The Rev. Calvin O. Butts begins farewell to SUNY Old Westbury after 20 years
When the Rev. Calvin O. Butts III was named president of SUNY Old Westbury, the move provoked controversy and skepticism.
After all, Butts was the full-time pastor of the influential Abyssinian Baptist Church in Harlem. And he had never held a job in academic administration.
Skeptics didn’t think he could handle both positions at the same time — especially not at a college that at the time had been marked for possible closure.
Two decades later, Butts, 70, is widely acclaimed for his leadership and transformation of the university.
On Saturday night the college’s longest-serving president held something of a farewell event before he officially leaves his post in late January.
He participated in a public interview with journalist Randall Pinkston before an audience of several hundred in the campus' Maguire Theater, and listened with a smile as the college announced it will name its library after him.
Butts reminisced about the difficult days of his early tenure, the growth the college has seen, and its solid status today.
“We are a jewel on Long Island," Butts told the crowd. “We have a very successful college here today, one that I want more and more Long Islanders to look at," along with people from outside the region.
State Comptroller Thomas DiNapoli, who has known Butts for years, gave introductory remarks, telling the crowd, “What an extraordinary legacy President Butts leaves for this campus and for the SUNY system."
Butts “will certainly go down in history as the most extraordinary president of” SUNY Old Westbury, he said.
As a sign of the college’s growth, Butts said it would be constructing a $130 million STEM center, partly to meet the growing demand for new workers in the health care industry on Long Island.
Butts, a dynamic figure in the African American community and renowned civil rights leader, has said he plans to go on study leave for the spring semester and possibly continue teaching next fall.
His tenure at the college, which opened in 1968 and has been comprised mainly of minority students, has largely quieted the early skeptics.
“The '80s were turbulent. The '90s was almost a period of despair,” Patrick O’Sullivan, the college’s provost and vice president for academic affairs who has worked at the college for 44 years, said in an interview. But “over the past 20 years the college has reached new heights.”

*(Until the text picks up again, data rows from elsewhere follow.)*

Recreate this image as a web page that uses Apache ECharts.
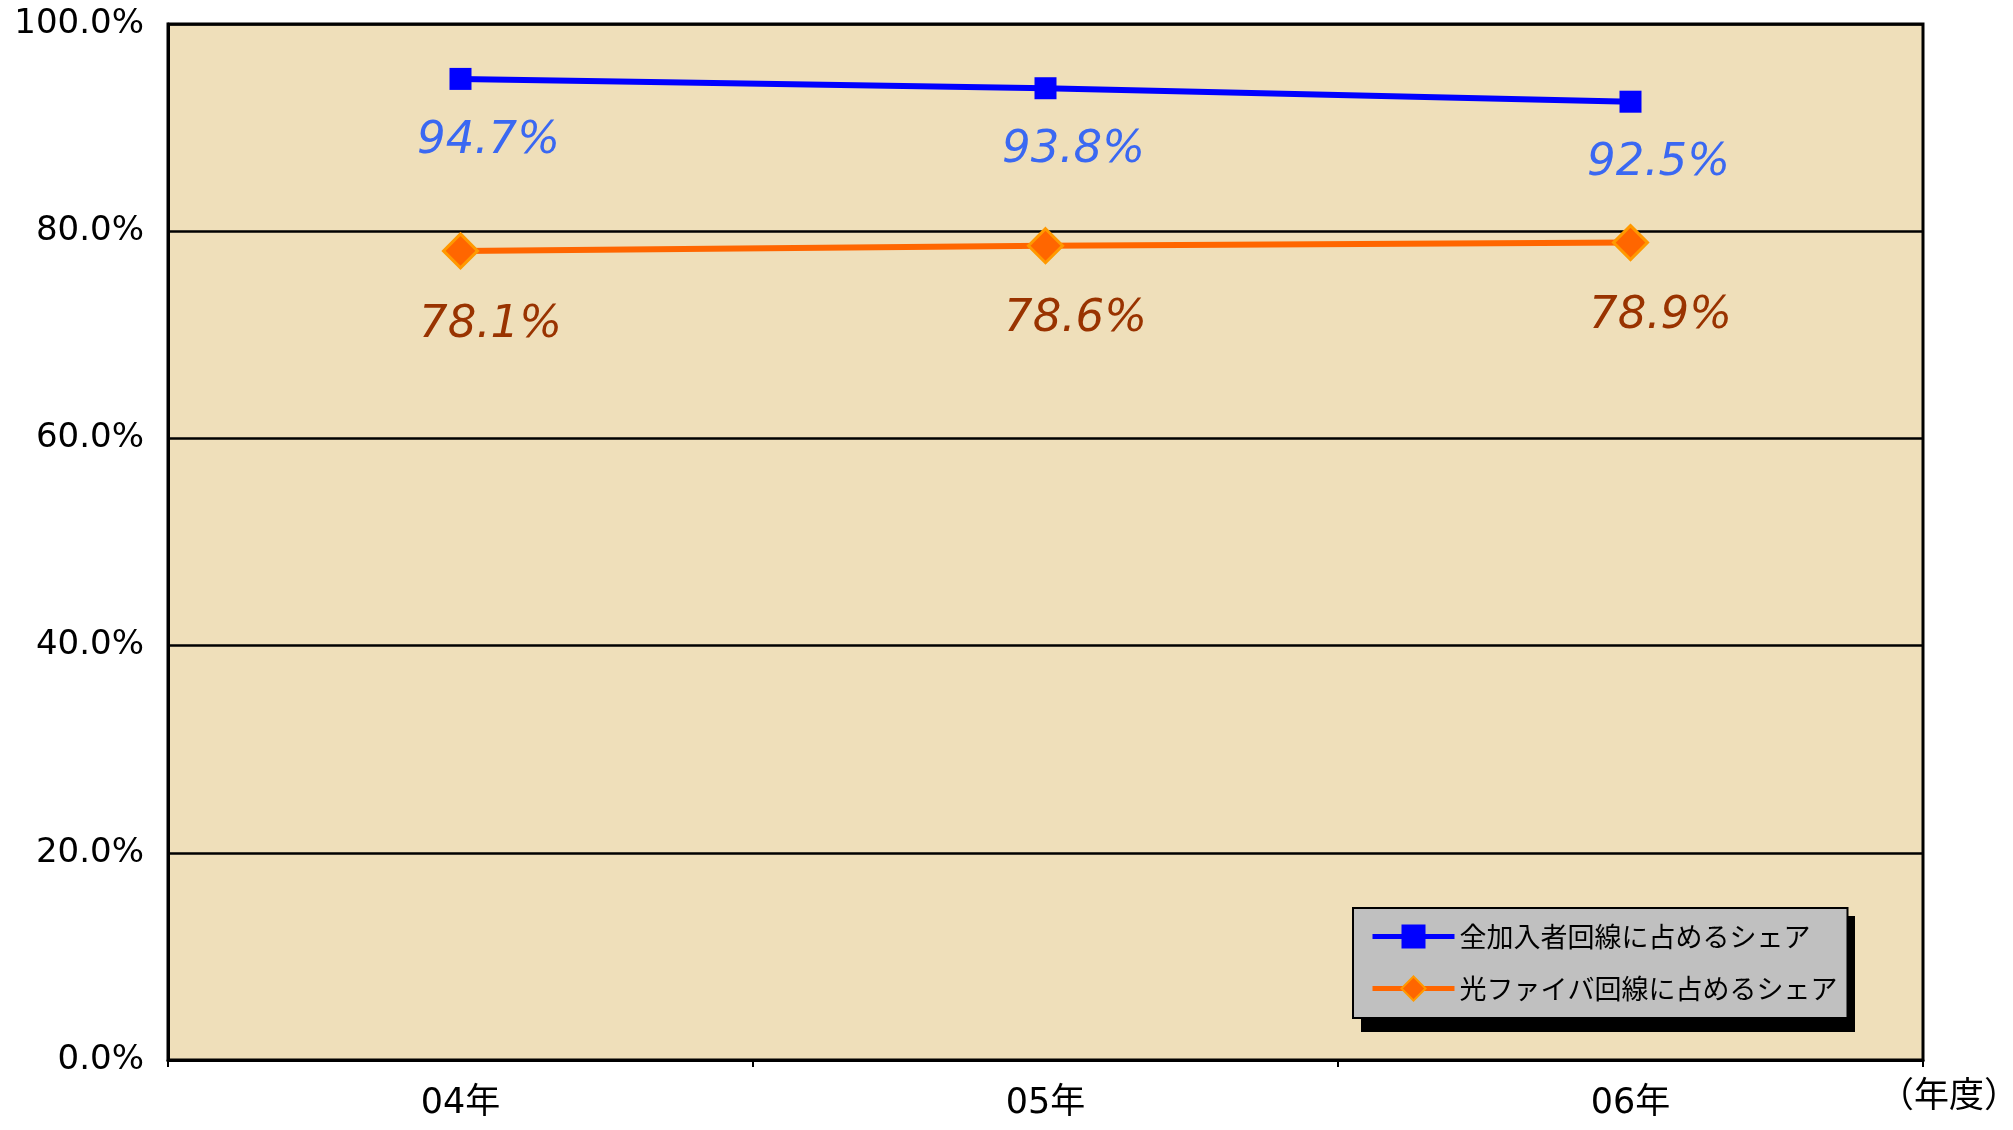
<!DOCTYPE html>
<html><head><meta charset="utf-8">
<script src="https://cdn.jsdelivr.net/npm/echarts@6/dist/echarts.min.js"></script>
<style>html,body{margin:0;padding:0;background:#fff}#c{width:2013px;height:1130px}</style>
</head><body><div id="c"></div>
<script>
const categories = ['04年', '05年', '06年'];
const seriesNames = ['全加入者回線に占めるシェア', '光ファイバ回線に占めるシェア'];
const shareAll = [94.7, 93.8, 92.5];
const shareFiber = [78.1, 78.6, 78.9];
const yTicks = [0, 20, 40, 60, 80, 100];

const chart = echarts.init(document.getElementById('c'));
const labelFont = 'DejaVu Sans, sans-serif';
chart.setOption({
  animation: false,
  backgroundColor: '#ffffff',
  grid: {left: 168, right: 90, top: 24, bottom: 70, show: true, containLabel: false,
         outerBoundsMode: 'none',
         backgroundColor: '#EFDFBA', borderColor: '#000', borderWidth: 3},
  graphic: [{
    type: 'rect', z: 1, silent: true,
    shape: {x: 1361, y: 916, width: 494, height: 116},
    style: {fill: '#000'}
  }],
  xAxis: {
    type: 'category', data: categories, boundaryGap: true,
    axisLine: {lineStyle: {color: '#000', width: 3}},
    axisTick: {show: true, length: 7, lineStyle: {color: '#000', width: 2}},
    axisLabel: {color: '#000', fontSize: 35, margin: 26, fontFamily: 'DejaVu Sans, Noto Sans CJK JP'},
    name: '（年度）', nameLocation: 'end', nameGap: -44,
    nameTextStyle: {color: '#000', fontSize: 35, fontFamily: 'Noto Sans CJK JP', align: 'left', verticalAlign: 'top', padding: [16, 0, 0, 0]}
  },
  yAxis: {
    type: 'value', min: yTicks[0], max: yTicks[yTicks.length - 1], interval: 20,
    axisLine: {show: true, lineStyle: {color: '#000', width: 3}},
    axisTick: {show: false},
    splitLine: {show: true, lineStyle: {color: '#000', width: 2.5}},
    axisLabel: {color: '#000', fontSize: 34, margin: 24, fontFamily: labelFont,
                formatter: v => v.toFixed(1) + '%'}
  },
  legend: {
    orient: 'vertical', left: 1353, top: 908, z: 5,
    padding: [15, 10, 16, 17], itemGap: 25, itemWidth: 82, itemHeight: 30,
    backgroundColor: '#C0C0C0', borderColor: '#000', borderWidth: 2,
    lineStyle: {width: 5},
    textStyle: {color: '#000', fontSize: 27, fontFamily: 'Noto Sans CJK JP', padding: [0, 0, 0, 0]},
    data: seriesNames
  },
  series: [
    {
      name: seriesNames[0], type: 'line', data: shareAll,
      symbol: 'rect', symbolSize: 22,
      lineStyle: {color: '#0000FF', width: 6},
      itemStyle: {color: '#0000FF'},
      label: {show: true, position: 'inside', offset: [28, 62],
              formatter: p => p.value.toFixed(1) + '%',
              color: '#3A68F2', fontSize: 45, fontStyle: 'italic', fontFamily: labelFont}
    },
    {
      name: seriesNames[1], type: 'line', data: shareFiber,
      symbol: 'diamond', symbolSize: 34,
      lineStyle: {color: '#FF6600', width: 6},
      itemStyle: {color: '#FF6600', borderColor: '#FF9900', borderWidth: 3},
      label: {show: true, position: 'inside', offset: [30, 74],
              formatter: p => p.value.toFixed(1) + '%',
              color: '#993300', fontSize: 45, fontStyle: 'italic', fontFamily: labelFont}
    }
  ]
});
</script></body></html>
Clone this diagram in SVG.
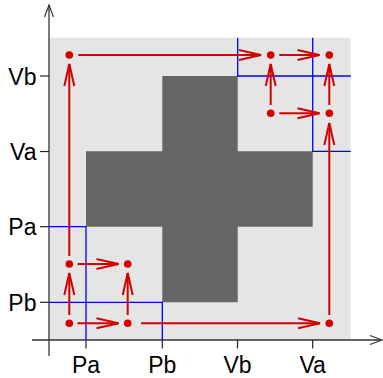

Enrollment has grown from about 3,000 students a decade ago to a record 5,128 now. Butts has overseen more than $200 million in capital construction and renovation projects including the university’s first dorms.
He created its first-ever graduate programs, raised admissions standards, and erected a gleaming new academic center on the sprawling 604-acre campus.
He told the crowd that two decades ago he had applied for a job teaching at Old Westbury as an adjunct professor.
Days later, three of the college’s trustees showed up at his church in Harlem, and offered him the presidency, telescoping the usual yearlong process. He took the job.
To skeptics at the time, he had responded: “The college is just about dead, and you got the right guy, as I am in the resurrection business.”
But many of the faculty, who were not consulted about the hire, were furious, Butts told the crowd.
At his installation and inauguration, some faculty stood up, turned their backs to him, and walked out, he said.
“There was a lack of trust between faculty and administration," he said. “I mean, it was palpable.”
There were also "town-gown” problems he had to deal with. “Many of the people who lived around the campus had never been on it," he said. “They were afraid to come on it” because of the many minority students.
“We are still dealing with, you know, the racism that is still out there," he said. “People still carry that kind of stigma."
But he said that the college’s reputation and admissions and academic standards have grown steadily, and students have met the challenge.
“When you demand excellence from these young men and women,” he said, “they will give you excellence.”